Yeruşalim’e yaklaşıp Zeytin Dağı’nın yamacındaki Beytfaci Köyü’ne geldiklerinde İsa, iki öğrencisini önden gönderdi. Onlara, “Karşınızdaki köye gidin” dedi, “Hemen orada bağlı bir dişi eşek ve yanında bir sıpa bulacaksınız. Onları çözüp bana getirin. Size bir şey diyen olursa, ‘Rab’bin bunlara ihtiyacı var, hemen geri gönderecek’ dersiniz.”
Bu olay, peygamber aracılığıyla bildirilen şu söz yerine gelsin diye oldu:
“Siyon kızına deyin ki,
‘İşte, alçakgönüllü Kralın,
Eşeğe, evet sıpaya,
Eşek yavrusuna binmiş
Sana geliyor.’ ”
Öğrenciler gidip İsa’nın kendilerine buyurduğu gibi yaptılar. Eşekle sıpayı getirip üzerlerine giysilerini yaydılar, İsa sıpaya bindi. Halkın büyük bir bölümü giysilerini yolun üzerine serdi. Bazıları da ağaçlardan dal kesip yola seriyordu.
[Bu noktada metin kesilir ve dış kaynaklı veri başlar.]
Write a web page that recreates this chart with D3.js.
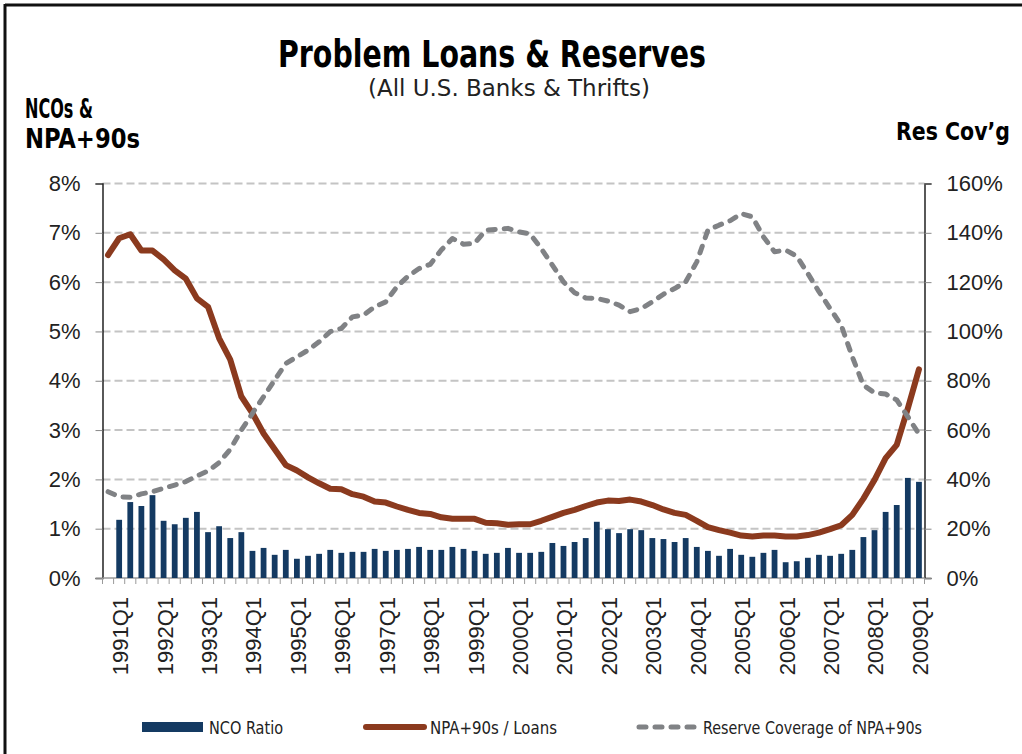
<!DOCTYPE html>
<html>
<head>
<meta charset="utf-8">
<script src="https://cdn.jsdelivr.net/npm/d3@7/dist/d3.min.js"></script>
<style>
  html, body { margin: 0; padding: 0; background: #fff; }
  svg { display: block; }
  .narrow { font-family: "Liberation Sans Narrow", "DejaVu Sans Condensed", "Liberation Sans", sans-serif; font-stretch: condensed; }
  .tick-label { font-family: "Liberation Sans", "DejaVu Sans", sans-serif; fill: #222; }
</style>
</head>
<body>
<svg id="chart" width="1022" height="754"></svg>
<script>
// Quarterly categories, 1990Q4 through 2009Q1
const quarters = ["1990Q4"];
for (let y = 1991; y <= 2009; y++) {
  for (let q = 1; q <= 4; q++) {
    if (y === 2009 && q > 1) break;
    quarters.push(y + "Q" + q);
  }
}

const tickLabels = ["1991Q1","1992Q1","1993Q1","1994Q1","1995Q1","1996Q1","1997Q1",
  "1998Q1","1999Q1","2000Q1","2001Q1","2002Q1","2003Q1","2004Q1","2005Q1","2006Q1",
  "2007Q1","2008Q1","2009Q1"];

// Net charge-off ratio (%), no value reported for 1990Q4
const ncoRatio = [null,
  1.18,1.54,1.46,1.68,1.16,1.09,1.22,1.34,0.93,1.05,0.81,0.93,0.55,0.61,0.47,0.57,0.39,0.45,0.49,0.57,0.51,
  0.53,0.53,0.59,0.55,0.57,0.59,0.63,0.57,0.57,0.63,0.59,0.55,0.49,0.51,0.61,0.51,0.51,0.53,0.71,0.65,0.73,0.81,1.14,
  0.99,0.91,0.99,0.97,0.81,0.79,0.73,0.81,0.63,0.55,0.45,0.59,0.47,0.43,0.51,0.57,0.32,0.34,0.41,0.47,0.45,0.49,0.57,0.83,0.97,1.34,1.48,2.03,1.95];

// Non-performing assets + 90 days past due, as % of loans
const npaLoans = [
  6.55,6.89,6.97,6.64,6.64,6.46,6.24,6.07,5.67,5.50,4.86,4.43,3.68,3.34,2.93,2.61,2.29,2.18,2.04,1.92,1.81,1.80,
  1.70,1.65,1.55,1.53,1.45,1.38,1.32,1.30,1.23,1.20,1.20,1.20,1.12,1.11,1.08,1.09,1.09,1.16,1.24,1.32,1.38,1.46,1.53,
  1.57,1.56,1.59,1.55,1.48,1.39,1.32,1.28,1.16,1.03,0.97,0.92,0.86,0.84,0.86,0.86,0.84,0.84,0.87,0.92,0.99,1.07,1.28,1.61,1.99,2.43,2.70,3.44,4.23];

// Loan loss reserves as % of NPA+90s
const reserveCoverage = [
  35.0,33.0,32.7,34.1,35.0,36.4,37.7,39.1,41.4,43.4,46.8,52.2,60.0,66.8,73.5,80.3,87.0,89.7,92.4,95.8,99.9,101.2,
  105.9,106.6,110.0,112.0,118.1,122.4,125.5,127.2,133.0,137.7,135.4,135.7,141.1,141.4,141.8,140.4,139.5,133.6,126.9,120.1,115.7,113.6,113.4,
  112.3,110.7,108.0,109.3,112.0,115.1,117.4,120.1,128.2,141.1,143.1,144.9,147.8,146.5,138.4,132.3,133.0,130.5,123.5,116.1,109.3,102.6,89.7,78.2,75.1,74.6,72.2,65.4,58.4];

const leftTicks = [0,1,2,3,4,5,6,7,8];
const rightTicks = [0,20,40,60,80,100,120,140,160];

const COLORS = { bar: "#143a62", npa: "#8b3a1e", cov: "#808285", grid: "#c4c4c4" };

const svg = d3.select("#chart");
const plot = { left: 102.5, right: 924.5, top: 183.5, bottom: 578 };

const x = d3.scaleBand().domain(quarters).range([plot.left, plot.right]).padding(0);
const yL = d3.scaleLinear().domain([0, 8]).range([plot.bottom, plot.top]);
const yR = d3.scaleLinear().domain([0, 160]).range([plot.bottom, plot.top]);

// outer frame (top and left edges)
svg.append("line").attr("x1", 5).attr("x2", 1022).attr("y1", 5).attr("y2", 5)
  .attr("stroke", "#111").attr("stroke-width", 3);
svg.append("line").attr("x1", 5).attr("x2", 5).attr("y1", 4).attr("y2", 754)
  .attr("stroke", "#111").attr("stroke-width", 3);

// titles
svg.append("text").attr("class", "narrow").attr("x", 492).attr("y", 67)
  .attr("text-anchor", "middle").attr("font-size", 37).attr("font-weight", "bold")
  .attr("textLength", 428).attr("lengthAdjust", "spacingAndGlyphs")
  .text("Problem Loans & Reserves");
svg.append("text").attr("class", "narrow").attr("x", 509).attr("y", 96)
  .attr("text-anchor", "middle").attr("font-size", 23).attr("fill", "#222")
  .attr("textLength", 282).attr("lengthAdjust", "spacingAndGlyphs")
  .text("(All U.S. Banks & Thrifts)");
svg.append("text").attr("class", "narrow").attr("x", 25).attr("y", 118)
  .attr("font-size", 27).attr("font-weight", "bold")
  .attr("textLength", 68).attr("lengthAdjust", "spacingAndGlyphs").text("NCOs &");
svg.append("text").attr("class", "narrow").attr("x", 25).attr("y", 148)
  .attr("font-size", 27).attr("font-weight", "bold")
  .attr("textLength", 115).attr("lengthAdjust", "spacingAndGlyphs").text("NPA+90s");
svg.append("text").attr("class", "narrow").attr("x", 896).attr("y", 140)
  .attr("font-size", 24).attr("font-weight", "bold")
  .attr("textLength", 114).attr("lengthAdjust", "spacingAndGlyphs").text("Res Cov\u2019g");

// horizontal dashed gridlines
svg.append("g").selectAll("line").data(leftTicks.filter(d => d > 0)).join("line")
  .attr("x1", plot.left).attr("x2", plot.right)
  .attr("y1", d => yL(d)).attr("y2", d => yL(d))
  .attr("stroke", COLORS.grid).attr("stroke-width", 2).attr("stroke-dasharray", "8,4");

// left axis
const axL = svg.append("g").attr("transform", `translate(${plot.left},0)`)
  .call(d3.axisLeft(yL).tickValues(leftTicks).tickSize(7).tickPadding(15).tickFormat(d => d + "%"));
axL.select(".domain").attr("stroke", "#000").attr("stroke-width", 1.3);
axL.selectAll(".tick line").attr("stroke", "#888");
axL.selectAll(".tick text").attr("class", "tick-label").attr("font-size", 22);

// right axis
const axR = svg.append("g").attr("transform", `translate(${plot.right},0)`)
  .call(d3.axisRight(yR).tickValues(rightTicks).tickSize(7).tickPadding(15).tickFormat(d => d + "%"));
axR.select(".domain").attr("stroke", "#000").attr("stroke-width", 1.3);
axR.selectAll(".tick line").attr("stroke", "#888");
axR.selectAll(".tick text").attr("class", "tick-label").attr("font-size", 22);

// category axis: baseline with ticks on band boundaries
const bounds = quarters.map(q => x(q)).concat([plot.right]);
svg.append("line").attr("x1", plot.left).attr("x2", plot.right)
  .attr("y1", plot.bottom).attr("y2", plot.bottom).attr("stroke", "#9a9a9a").attr("stroke-width", 1.5);
svg.append("g").selectAll("line").data(bounds).join("line")
  .attr("x1", d => d).attr("x2", d => d)
  .attr("y1", plot.bottom).attr("y2", plot.bottom + 6)
  .attr("stroke", "#9a9a9a").attr("stroke-width", 1);
svg.append("g").selectAll("text").data(tickLabels).join("text")
  .attr("class", "tick-label").attr("font-size", 22)
  .attr("text-anchor", "end")
  .attr("transform", d => `translate(${x(d) + x.bandwidth() / 2 + 1},597) rotate(-90)`)
  .attr("dy", "0.36em")
  .text(d => d);

// NCO bars
const barW = x.bandwidth() * 0.52;
svg.append("g").selectAll("rect")
  .data(quarters.map((q, i) => ({ q, v: ncoRatio[i] })).filter(d => d.v != null))
  .join("rect")
  .attr("x", d => x(d.q) + (x.bandwidth() - barW) / 2)
  .attr("width", barW)
  .attr("y", d => yL(d.v))
  .attr("height", d => yL(0) - yL(d.v))
  .attr("fill", COLORS.bar);

// NPA+90s / Loans line
const lineL = d3.line().x((d, i) => x(quarters[i]) + x.bandwidth() / 2).y(d => yL(d));
svg.append("path").datum(npaLoans).attr("d", lineL)
  .attr("fill", "none").attr("stroke", COLORS.npa).attr("stroke-width", 6)
  .attr("stroke-linejoin", "round").attr("stroke-linecap", "round");

// Reserve coverage dashed line
const lineR = d3.line().x((d, i) => x(quarters[i]) + x.bandwidth() / 2).y(d => yR(d));
svg.append("path").datum(reserveCoverage).attr("d", lineR)
  .attr("fill", "none").attr("stroke", COLORS.cov).attr("stroke-width", 5)
  .attr("stroke-dasharray", "7,9").attr("stroke-linecap", "round").attr("stroke-linejoin", "round");

// legend
const lg = svg.append("g");
lg.append("rect").attr("x", 142).attr("y", 722).attr("width", 61).attr("height", 10).attr("fill", COLORS.bar);
lg.append("text").attr("class", "narrow").attr("x", 209).attr("y", 734).attr("font-size", 18).attr("fill", "#222")
  .attr("textLength", 74).attr("lengthAdjust", "spacingAndGlyphs").text("NCO Ratio");
lg.append("line").attr("x1", 366).attr("x2", 424).attr("y1", 727).attr("y2", 727)
  .attr("stroke", COLORS.npa).attr("stroke-width", 6).attr("stroke-linecap", "round");
lg.append("text").attr("class", "narrow").attr("x", 430).attr("y", 734).attr("font-size", 18).attr("fill", "#222")
  .attr("textLength", 127).attr("lengthAdjust", "spacingAndGlyphs").text("NPA+90s / Loans");
lg.append("line").attr("x1", 639).attr("x2", 697).attr("y1", 727).attr("y2", 727)
  .attr("stroke", COLORS.cov).attr("stroke-width", 5).attr("stroke-dasharray", "7,9").attr("stroke-linecap", "round");
lg.append("text").attr("class", "narrow").attr("x", 703).attr("y", 734).attr("font-size", 18).attr("fill", "#222")
  .attr("textLength", 219).attr("lengthAdjust", "spacingAndGlyphs").text("Reserve Coverage of NPA+90s");
</script>
</body>
</html>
Önden giden ve arkadan gelen kalabalıklar şöyle bağırıyorlardı:
“Davut Oğlu’na hozana!
Rab’bin adıyla gelene övgüler olsun,
En yücelerde hozana!”
İsa Yeruşalim’e girdiği zaman bütün kent, “Bu kimdir?” diyerek çalkandı.
Kalabalıklar, “Bu, Celile’nin Nasıra Kenti’nden Peygamber İsa’dır” diyordu.